Did this newsletter resonate with you? Reply with your thoughts or share your own story. And if you know someone who might need these words today, please forward this along.

We wouldn’t be here without you. Every bit of support helps and we appreciate it more than words can say!

1

The subtitle of this post is paraphrasing a quote from Seneca:

Why need we weep over parts of our life? the whole of it calls for tears: new miseries assail us before we have freed ourselves from the old ones.
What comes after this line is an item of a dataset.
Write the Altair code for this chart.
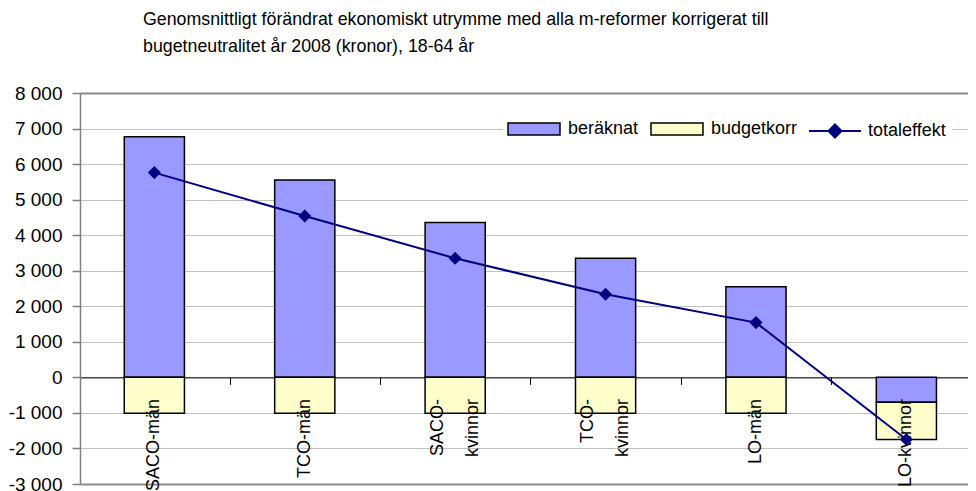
import altair as alt
import pandas as pd

FONT = "Liberation Sans"

# ---- data ----
categories = ["SACO-män", "TCO-män", "SACO-kvinnor", "TCO-kvinnor", "LO-män", "LO-kvinnor"]
tick_labels = ["SACO-män", "TCO-män", "SACO-\nkvinnor", "TCO-\nkvinnor", "LO-män", "LO-kvinnor"]
beraknat = [6770, 5550, 4360, 3350, 2550, -700]
budgetkorr = [-1010, -1010, -1010, -1010, -1010, -1050]
totaleffekt = [5760, 4540, 3350, 2340, 1540, -1750]
bar_series = ["beräknat", "budgetkorr"]
bar_colors = ["#9999FF", "#FFFFCC"]
line_series = ["totaleffekt"]
line_colors = ["#000080"]
y_ticks = list(range(-3000, 8001, 1000))
title_lines = [
    "Genomsnittligt förändrat ekonomiskt utrymme med alla m-reformer korrigerat till",
    "bugetneutralitet år 2008 (kronor), 18-64 år",
]

rows = []
for lab, b, k in zip(tick_labels, beraknat, budgetkorr):
    rows.append({"kat": lab, "serie": bar_series[0], "ord": 0, "varde": b})
    rows.append({"kat": lab, "serie": bar_series[1], "ord": 1, "varde": k})
bars_df = pd.DataFrame(rows)
line_df = pd.DataFrame({"kat": tick_labels, "serie": line_series[0], "varde": totaleffekt})
single_df = pd.DataFrame({"kat": [t for t in tick_labels if "\n" not in t]})
double_df = pd.DataFrame({"kat": [t for t in tick_labels if "\n" in t]})

STEP = 150.4
x_axis = alt.Axis(
    title=None, orient="bottom", offset=-106.6, domainColor="black", domainWidth=1,
    tickColor="black", tickSize=7, tickWidth=1, tickOffset=STEP / 2,
    labels=False, grid=False,
)
x_enc = alt.X("kat:N", sort=tick_labels,
              scale=alt.Scale(paddingInner=0.6, paddingOuter=0.252, align=0.584),
              axis=x_axis)

y_axis = alt.Axis(
    title=None, values=y_ticks,
    labelExpr="replace(replace(format(datum.value, ','), ',', ' '), '−', '-')",
    labelFontSize=19, labelFont=FONT, labelColor="black", labelPadding=10,
    tickSize=8, tickColor="#808080", tickWidth=1.5,
    domainColor="#808080", domainWidth=1.5,
    grid=True,
    gridColor={"condition": {"test": "datum.value == 8000 || datum.value == -3000", "value": "#8a8a8a"}, "value": "#c0c0c0"},
    gridWidth={"condition": {"test": "datum.value == 8000 || datum.value == -3000", "value": 2}, "value": 1},
)
y_scale = alt.Scale(domain=[-3000, 8000], nice=False, zero=False)

bar_legend = alt.Legend(
    title=None, orient="none", legendX=423, legendY=5, direction="horizontal",
    fillColor="white", padding=4, labelFontSize=18, labelFont=FONT, labelColor="black",
    labelOffset=7, columnPadding=9, symbolSize=2704, symbolStrokeWidth=1.5,
    symbolType="M-1,-0.23H1V0.23H-1Z", symbolStrokeColor="black", symbolOpacity=1,
    labelExpr="datum.value === 'budgetkorr' ? datum.label + '        ' : datum.label",
)
line_legend = alt.Legend(
    title=None, orient="none", legendX=722, legendY=5, direction="horizontal",
    fillColor="white", padding=6, labelFontSize=18, labelFont=FONT, labelColor="black",
    labelOffset=6, symbolSize=2704, symbolStrokeWidth=2,
    symbolType="M-1,0H1M0,-0.25L0.25,0L0,0.25L-0.25,0Z", symbolFillColor="#000080",
    symbolOpacity=1,
)

bars = alt.Chart(bars_df).mark_bar(
    stroke="black", strokeWidth=1.5, opacity=1
).encode(
    x=x_enc,
    y=alt.Y("varde:Q", stack="zero", scale=y_scale, axis=y_axis),
    fill=alt.Fill("serie:N", scale=alt.Scale(domain=bar_series, range=bar_colors), legend=bar_legend),
    order=alt.Order("ord:Q"),
)

label_style = dict(angle=270, align="right", baseline="middle", fontSize=18, font=FONT,
                   color="black", lineBreak="\n", lineHeight=35)
labels1 = alt.Chart(single_df).mark_text(**label_style).encode(
    x=x_enc, y=alt.value(306), text="kat:N",
)
labels2 = alt.Chart(double_df).mark_text(dy=-17.5, **label_style).encode(
    x=x_enc, y=alt.value(306), text="kat:N",
)

line = alt.Chart(line_df).mark_line(strokeWidth=2).encode(
    x=x_enc,
    y=alt.Y("varde:Q", scale=y_scale, axis=y_axis),
    stroke=alt.Stroke("serie:N", scale=alt.Scale(domain=line_series, range=line_colors), legend=line_legend),
)

points = alt.Chart(line_df).mark_point(
    shape="diamond", size=170, filled=True, color=line_colors[0], opacity=1
).encode(
    x=x_enc,
    y=alt.Y("varde:Q", scale=y_scale, axis=y_axis),
)

chart = alt.layer(bars, labels1, labels2, line, points).properties(
    width=888, height=391,
    padding={"left": 72, "top": 85, "right": 0, "bottom": 7},
    autosize=alt.AutoSizeParams(type="none"),
    title=alt.Title(
        text=title_lines, anchor="start", frame="group", dx=63, offset=10,
        baseline="bottom", fontSize=17.8, font=FONT, fontWeight="normal",
        color="black", lineHeight=27,
    ),
).resolve_scale(fill="independent", stroke="independent").configure_view(stroke=None).configure(font=FONT, background="white")

chart.save("out.html", embed_options={"renderer": "svg", "actions": False})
I had it picked out before the events of this past week. Those who have chatted with me about my philosophical inclinations probably can guess how I interpret it and why I chose it. You are of course welcome to interpret it as you wish, and I would love to hear what you think.

2

The amount of times my stomach dropped because she suddenly looks at a dark corner of the ceiling is absurd.

3

And now, thanks to the incredible efforts of her therapist, her gaze is literally telling us her story. More on that later. Spoilers, she’s got a lot of sassitude.

4

Again, this is not a case of ‘how dare they put a limit on what my child can do!’ because, as you’ll remember, we asked for this information with far more enthusiasm than they gave it to us.

5

I really try to not use jargon, but ‘ontological’ is a word that just feels good to say for me. Basically what I’m saying here is that tragedy is an important concept for understanding who she is. See here and here (that second one was published but not emailed so it might be new for you!) and if you got the time for a deeper dive check this one out.

6

Acceptance is not, cannot be, the goal. It is not a skill you learn or practice. It’s not something on a checklist that you grow strong enough to check off. You don’t grow into acceptance, it grows out of you. It’s an orientation of your Being, a way of relating to the facts of your ‘here-ness’. Acceptance comes from engagement with, not detachment from, the hard bits of your life. It is the bloom that unfolds out of the richness of experience, not the limiting of it. Acceptance, like Hope, is found in the mud made from the tears of an intentional existence. It is the sweaty residue of authenticity that drips off of your soul.

7

Some parents have a broadening of their idea of ‘better’ aided by the progress of their child, regardless of how incremental that progress is. They learn that ‘better’ can mean many things across as many situations as their child’s progress exposes them to.
Other parents have a deepening of their idea of ‘better’ aided by the persistent decline of their child. ‘Better’ doesn’t mean more things than before but rather becomes something nuanced and complex.

The real work begins when you examine your need for things to get better.